LA MAISON DE POUPEES de ZAHRA ZEINALI
A quoi peut bien aspirer un vrai tempérament d’artiste après une
jeunesse passée de nos jours en Iran ? A fuir les tracas, les préjugés,
les restrictions, à ouvrir en grand une fenêtre de liberté riche de
potentialités qu’on a cru longtemps inaccessibles. Zahra Zeilani devient
pendant quinze ans professeur d’art plastique. Ses élèves ont de 6 à 12
ans. Dessin, sculptures, peinture, conception de maquettes, elle leur
enseigne une grande diversité de techniques, mais surtout à réfléchir et
à concevoir librement par eux-mêmes, dans une atmosphère de joyeux
désordre créatif qui, étonnamment, est tolérée par une sourcilleuse
hiérarchie. Puis elle passe quatre années à l’Université d’Art et
d’Architecture de Téhéran.
Quand elle débarque en France, après une brève période abstraite
inspirée par les rythmes de la nature, c’est à l’époque des attentats de
Charlie et du Bataclan, ce qui la marque profondément, au point
d’assombrir durablement l’idéal d’émancipation et d’autonomie qu’elle
avait projeté sur son séjour parisien. “Il n’y a pas de paradis sur
terre” conclut-elle avec un sourire mélancolique. Une poupée ancienne,
achetée 1 euro dans un débarras, provoque chez elle un déclic.

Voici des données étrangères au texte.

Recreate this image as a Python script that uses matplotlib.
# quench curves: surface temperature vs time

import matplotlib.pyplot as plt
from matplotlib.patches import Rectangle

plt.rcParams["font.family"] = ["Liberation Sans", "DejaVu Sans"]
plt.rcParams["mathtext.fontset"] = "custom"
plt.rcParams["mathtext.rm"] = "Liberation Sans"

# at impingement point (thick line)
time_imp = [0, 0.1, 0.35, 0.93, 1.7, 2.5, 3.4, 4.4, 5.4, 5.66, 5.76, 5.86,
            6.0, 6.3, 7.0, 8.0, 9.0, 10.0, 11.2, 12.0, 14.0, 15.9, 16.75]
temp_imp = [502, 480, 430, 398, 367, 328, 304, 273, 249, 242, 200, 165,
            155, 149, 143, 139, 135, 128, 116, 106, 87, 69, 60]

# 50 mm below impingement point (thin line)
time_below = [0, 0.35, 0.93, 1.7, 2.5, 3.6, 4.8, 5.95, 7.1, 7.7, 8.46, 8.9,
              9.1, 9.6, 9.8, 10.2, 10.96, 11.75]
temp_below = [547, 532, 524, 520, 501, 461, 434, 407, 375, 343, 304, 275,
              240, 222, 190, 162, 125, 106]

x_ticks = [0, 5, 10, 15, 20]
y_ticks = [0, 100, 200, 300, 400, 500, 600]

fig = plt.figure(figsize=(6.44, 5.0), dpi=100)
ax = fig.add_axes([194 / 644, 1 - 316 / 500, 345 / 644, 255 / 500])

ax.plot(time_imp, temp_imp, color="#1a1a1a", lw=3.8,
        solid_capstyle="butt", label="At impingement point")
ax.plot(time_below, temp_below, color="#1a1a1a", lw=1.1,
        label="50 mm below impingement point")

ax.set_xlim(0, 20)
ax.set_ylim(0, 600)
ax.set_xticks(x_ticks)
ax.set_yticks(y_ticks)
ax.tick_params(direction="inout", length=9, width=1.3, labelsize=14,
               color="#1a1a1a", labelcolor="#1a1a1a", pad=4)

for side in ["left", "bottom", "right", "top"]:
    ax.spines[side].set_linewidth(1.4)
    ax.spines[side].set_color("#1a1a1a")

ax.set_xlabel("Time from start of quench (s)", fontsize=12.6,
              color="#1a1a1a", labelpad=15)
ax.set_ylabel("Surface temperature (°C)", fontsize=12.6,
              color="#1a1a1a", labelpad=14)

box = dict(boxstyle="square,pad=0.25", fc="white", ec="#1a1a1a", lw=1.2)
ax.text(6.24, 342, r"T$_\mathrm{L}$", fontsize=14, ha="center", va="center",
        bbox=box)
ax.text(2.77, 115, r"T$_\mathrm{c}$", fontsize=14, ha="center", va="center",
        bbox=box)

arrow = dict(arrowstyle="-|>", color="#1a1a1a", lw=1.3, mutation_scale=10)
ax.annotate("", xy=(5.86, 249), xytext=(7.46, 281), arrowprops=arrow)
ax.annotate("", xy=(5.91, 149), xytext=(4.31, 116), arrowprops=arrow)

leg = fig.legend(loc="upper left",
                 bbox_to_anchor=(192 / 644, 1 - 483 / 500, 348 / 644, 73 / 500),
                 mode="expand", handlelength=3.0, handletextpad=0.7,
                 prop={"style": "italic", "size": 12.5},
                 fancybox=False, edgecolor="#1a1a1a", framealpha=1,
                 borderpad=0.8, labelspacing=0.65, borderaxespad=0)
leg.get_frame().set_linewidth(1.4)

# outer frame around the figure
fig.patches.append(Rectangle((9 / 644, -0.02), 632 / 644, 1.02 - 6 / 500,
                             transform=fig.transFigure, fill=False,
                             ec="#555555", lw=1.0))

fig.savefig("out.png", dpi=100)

L’empreinte amère laissée par l’enfermement iranien, le souvenir de ses
quinze années de classes d’enfants, la solitude de l’exil parisien,
toute cette nébuleuse sentimentale trouve une métaphore plastique dans
l’image de la poupée. Ce qu’évoquent ces délicats visages de faïence,
souvent malmenés, à l’abandon, l’innocence enfantine de leurs regards
ingénus, une sorte d’étrange absence au monde des vivants, comme si leur
vie atténuée se déroulait derrière le mystère d’un rideau de théâtre,
dans l’arrière-pays des coulisses, en marge, aux confins de la société
et de la vie. Dans chaque tableau la même petite fille revient, proie
d’un rêve récurrent, perdue dans un environnement inconnu, hostile…

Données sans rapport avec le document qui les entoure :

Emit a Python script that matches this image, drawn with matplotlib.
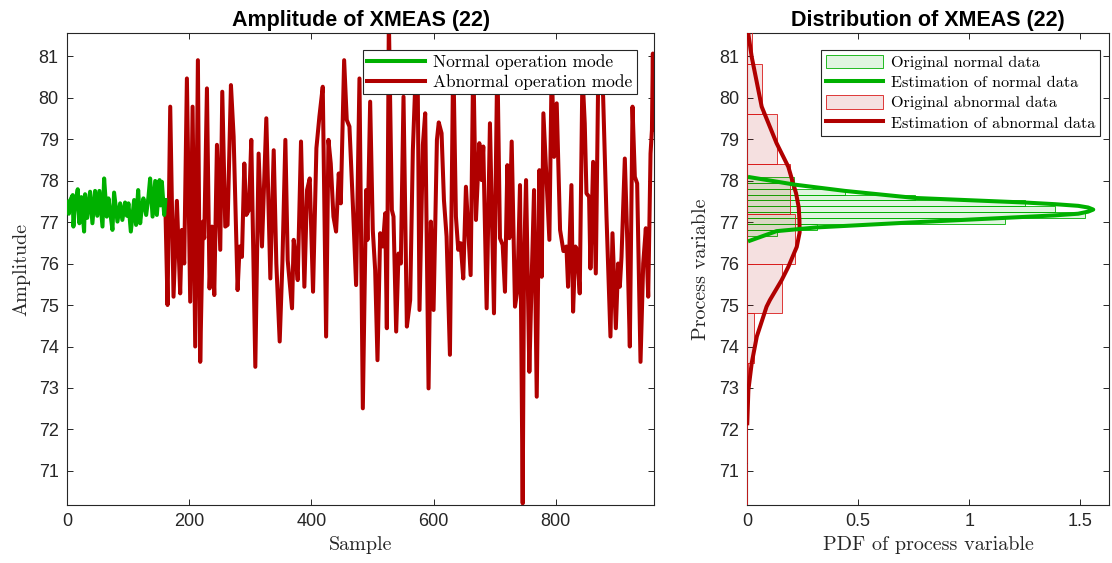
import numpy as np
import matplotlib
matplotlib.use('Agg')
import matplotlib.pyplot as plt

# normal operation samples
normal_x = [0, 3.0, 6.0, 9.3, 10.4, 13.5, 17.5, 20.2, 23.5, 27.9, 29.5, 33.0, 37.7, 41.5, 45.9,
            49.5, 53.0, 58.0, 60.7, 65.0, 67.8, 71.0, 74.3, 77.0, 82.5, 86.9, 90.5, 95.0, 98.0,
            100.5, 104.4, 109.8, 113.0, 116.4, 119.7, 122.5, 125.0, 129.5, 133.3, 136.0, 140.0,
            144.3, 147.0, 151.4, 153.0, 155.2, 159.0, 161.0]
normal_y = [77.49, 77.20, 77.55, 77.65, 76.89, 77.45, 77.79, 76.97, 77.60, 76.77, 77.67, 77.10,
            77.73, 76.97, 77.75, 77.15, 77.75, 76.89, 78.05, 77.13, 77.57, 77.20, 76.81, 77.71,
            77.01, 77.45, 77.05, 77.47, 77.15, 77.45, 76.77, 77.53, 76.93, 77.77, 76.97, 77.35,
            77.57, 77.17, 77.61, 78.05, 77.13, 77.99, 77.17, 78.01, 77.40, 77.97, 77.17, 77.53]

# abnormal operation samples (peaks and valleys)
abnormal_x = [160.7, 164.5, 168.9, 174.3, 179.8, 185.2, 188.0, 191.8, 196.2, 201.6, 205.5, 209.8,
              214.2, 218.0, 222.4, 224.6, 229.0, 233.3, 237.2, 241.0, 245.4, 250.8, 254.1, 259.0,
              262.8, 268.3, 272.7, 279.2, 282.5, 286.3, 290.2, 293.4, 297.8, 301.6, 308.2, 313.6,
              319.1, 326.2, 332.8, 338.3, 342.6, 348.1, 352.5, 357.4, 361.2, 368.3, 371.0, 375.4,
              377.6, 383.0, 388.5, 392.9, 397.3, 402.7, 408.2, 413.1, 418.6, 424.1, 427.9, 431.7,
              436.1, 440.4, 444.8, 448.1, 453.6, 457.9, 462.3, 467.8, 473.2, 478.7, 484.2, 489.6,
              491.8, 496.2, 500.5, 504.4, 508.2, 512.6, 516.9, 520.8, 523.5, 526.8, 531.7, 534.4,
              538.8, 542.6, 546.4, 550.8, 556.3, 561.7, 566.1, 569.9, 573.8, 577.0, 582.5, 586.3,
              591.8, 595.6, 600.0, 605.5, 608.5, 613.1, 617.0, 621.3, 626.8, 632.2, 636.6, 640.4,
              644.3, 648.6, 653.0, 656.8, 660.7, 665.0, 669.4, 674.9, 678.7, 681.4, 686.9, 692.3,
              698.9, 704.4, 708.7, 713.1, 716.9, 720.8, 724.0, 727.9, 733.3, 737.2, 741.5, 745.9,
              748.1, 751.4, 756.8, 760.7, 764.5, 768.9, 773.2, 777.0, 779.8, 784.2, 789.6, 793.4,
              797.3, 801.6, 807.1, 812.6, 817.5, 820.2, 825.7, 828.4, 832.2, 835.0, 839.3, 843.7,
              847.5, 850.3, 854.6, 856.8, 861.2, 865.6, 869.4, 873.2, 877.6, 883.1, 889.6, 892.9,
              898.4, 902.2, 904.9, 907.7, 913.1, 917.0, 921.3, 925.7, 929.5, 933.3, 938.8, 943.2,
              947.5, 951.4, 955.2, 957.5, 959.0, 960.0]
abnormal_y = [77.53, 75.00, 79.78, 75.20, 77.51, 75.28, 76.81, 76.00, 80.46, 75.08, 79.78, 74.00,
              80.90, 73.63, 77.01, 76.61, 80.22, 75.40, 76.89, 75.24, 78.86, 76.33, 80.14, 76.89,
              76.93, 80.30, 79.06, 75.36, 76.41, 76.16, 78.41, 77.17, 77.29, 78.98, 73.51, 78.65,
              76.41, 79.50, 75.64, 78.73, 76.00, 74.12, 76.00, 78.98, 76.08, 74.92, 76.57, 76.00,
              75.60, 78.94, 75.44, 77.77, 78.05, 75.32, 78.78, 79.54, 80.26, 74.24, 78.98, 78.41,
              77.13, 76.77, 78.17, 77.45, 80.90, 79.46, 79.30, 77.45, 75.48, 80.46, 72.51, 77.77,
              76.57, 79.90, 76.81, 75.84, 73.67, 76.73, 76.41, 77.21, 74.44, 81.90, 77.29, 77.13,
              74.36, 76.24, 76.00, 80.02, 74.48, 75.12, 78.73, 80.26, 80.90, 74.88, 78.86, 79.62,
              72.99, 77.01, 74.88, 78.98, 79.40, 79.14, 77.53, 76.65, 73.80, 81.06, 77.13, 76.33,
              76.49, 75.64, 77.85, 76.81, 75.72, 81.00, 77.05, 78.90, 78.01, 78.82, 74.92, 79.38,
              74.80, 81.00, 76.61, 76.45, 75.32, 78.37, 76.61, 78.94, 74.96, 75.36, 77.89, 70.22,
              76.00, 78.01, 73.39, 75.68, 77.77, 72.79, 78.25, 75.68, 79.62, 78.25, 76.57, 80.82,
              78.57, 79.86, 76.81, 76.30, 76.41, 75.44, 77.89, 74.84, 76.41, 76.33, 75.28, 80.58,
              79.38, 77.69, 77.61, 75.88, 78.45, 75.76, 80.34, 80.82, 80.02, 77.13, 74.24, 76.73,
              74.44, 76.00, 75.44, 76.16, 78.53, 76.61, 74.00, 79.78, 78.09, 77.93, 73.63, 76.00,
              76.85, 75.20, 78.65, 79.22, 81.06, 79.22]

# histogram of normal data (pdf normalised)
normal_edges = [76.67, 76.81, 76.95, 77.10, 77.24, 77.38, 77.52, 77.66, 77.80, 77.94, 78.08]
normal_pdf = [0.132, 0.312, 1.161, 1.521, 1.386, 1.251, 0.755, 0.44, 0.20, 0.21]

# histogram of abnormal data
abnormal_edges = [70.0, 71.2, 72.4, 73.6, 74.8, 76.0, 77.2, 78.4, 79.6, 80.8, 82.0]
abnormal_pdf = [0.001, 0.0, 0.005, 0.032, 0.156, 0.216, 0.192, 0.135, 0.065, 0.02]

# estimated densities
normal_est_pdf = [0.012, 0.132, 0.313, 0.74, 1.161, 1.386, 1.491, 1.536, 1.559, 1.536, 1.491,
                  1.386, 1.251, 0.755, 0.44, 0.215, 0.012]
normal_est_val = [76.55, 76.78, 76.87, 76.99, 77.10, 77.16, 77.20, 77.25, 77.30, 77.35, 77.39,
                  77.43, 77.47, 77.58, 77.75, 77.90, 78.08]
abnormal_est_pdf = [0.0, 0.005, 0.020, 0.043, 0.087, 0.102, 0.155, 0.185, 0.223, 0.236, 0.235,
                    0.232, 0.22, 0.185, 0.132, 0.065, 0.02, 0.003]
abnormal_est_val = [72.15, 72.95, 73.6, 74.24, 74.96, 75.12, 75.6, 75.92, 76.40, 76.75, 77.05,
                    77.35, 77.69, 78.33, 78.9, 79.78, 80.98, 81.6]

green = (0.0, 0.69, 0.0)
red = (0.69, 0.0, 0.0)
dark = '#262626'
tick_font = 'Liberation Sans'
tex_font = 'cmr10'

fig = plt.figure(figsize=(11.12, 5.63), dpi=100)
ax1 = fig.add_axes([0.0603, 0.103, 0.5279, 0.838])
ax2 = fig.add_axes([0.6720, 0.103, 0.3253, 0.838])

# left: time series #
ax1.plot(abnormal_x, abnormal_y, color=red, lw=2.9, label='Abnormal operation mode', zorder=2)
ax1.plot(normal_x, normal_y, color=green, lw=2.9, label='Normal operation mode', zorder=3)
ax1.set_xlim(0, 961)
ax1.set_ylim(70.18, 81.55)
ax1.set_xticks([0, 200, 400, 600, 800])
ax1.set_yticks(range(71, 82))
ax1.set_title('Amplitude of XMEAS (22)', fontsize=15.5, fontweight='bold',
              family=tick_font, pad=5)
ax1.set_xlabel('Sample', fontsize=14.5, family=tex_font, color=dark, labelpad=4)
ax1.set_ylabel('Amplitude', fontsize=14.5, family=tex_font, color=dark, labelpad=6)
h, l = ax1.get_legend_handles_labels()
leg1 = ax1.legend(h[::-1], l[::-1], loc='upper right', bbox_to_anchor=(0.971, 0.965),
                  borderaxespad=0, fancybox=False, edgecolor=dark, framealpha=1,
                  prop={'family': tex_font, 'size': 12.5}, handlelength=3.3,
                  labelspacing=0.25, borderpad=0.25, handletextpad=0.5)
leg1.get_frame().set_linewidth(0.8)

# right: distributions #
ax2.barh(normal_edges[:-1], normal_pdf, height=np.diff(normal_edges), align='edge',
         facecolor=green + (0.12,), edgecolor=green, lw=0.6,
         label='Original normal data', zorder=2)
ax2.barh(abnormal_edges[:-1], abnormal_pdf, height=np.diff(abnormal_edges), align='edge',
         facecolor=red + (0.12,), edgecolor=(0.85, 0.1, 0.1), lw=0.6,
         label='Original abnormal data', zorder=3)
ax2.plot(abnormal_est_pdf, abnormal_est_val, color=red, lw=2.9,
         label='Estimation of abnormal data', zorder=4)
ax2.plot(normal_est_pdf, normal_est_val, color=green, lw=2.9,
         label='Estimation of normal data', zorder=5)
ax2.set_xlim(0, 1.63)
ax2.set_ylim(70.18, 81.55)
ax2.set_xticks([0, 0.5, 1, 1.5])
ax2.set_xticklabels(['0', '0.5', '1', '1.5'])
ax2.set_yticks(range(71, 82))
ax2.set_title('Distribution of XMEAS (22)', fontsize=15.5, fontweight='bold',
              family=tick_font, pad=5)
ax2.set_xlabel('PDF of process variable', fontsize=14.5, family=tex_font, color=dark, labelpad=4)
ax2.set_ylabel('Process variable', fontsize=14.5, family=tex_font, color=dark, labelpad=6)
h, l = ax2.get_legend_handles_labels()
order = [l.index(s) for s in ['Original normal data', 'Estimation of normal data',
                              'Original abnormal data', 'Estimation of abnormal data']]
leg2 = ax2.legend([h[i] for i in order], [l[i] for i in order], loc='upper right',
                  bbox_to_anchor=(0.975, 0.965), borderaxespad=0, fancybox=False,
                  edgecolor=dark, framealpha=1, prop={'family': tex_font, 'size': 11.7},
                  handlelength=3.5, handleheight=0.9, labelspacing=0.3, borderpad=0.3,
                  handletextpad=0.5)
leg2.get_frame().set_linewidth(0.8)

for ax in [ax1, ax2]:
    ax.tick_params(direction='in', length=4.5, width=0.7, top=True, right=True,
                   colors=dark, labelsize=13, pad=6)
    for lab in ax.get_xticklabels() + ax.get_yticklabels():
        lab.set_family(tick_font)
    for sp in ax.spines.values():
        sp.set_color(dark)
        sp.set_linewidth(0.8)

plt.savefig('out.png', dpi=100)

La mise en scène de la toile ou du dessin est soumise à un savant
désordre, légèrement théâtral, évoquant les hasards heureux du
bric-à-brac des brocantes. Son admiration inconditionnelle pour Goya
inspire bien probablement son goût pour le clair-obscur, pour une
matière vibrante et mouvementée. Peinture qui touche à l’humain et au
sensible. Mémoire de vie et passion picturale se mêlent inextricablement
dans une synthèse presque organique. Un vrai peintre.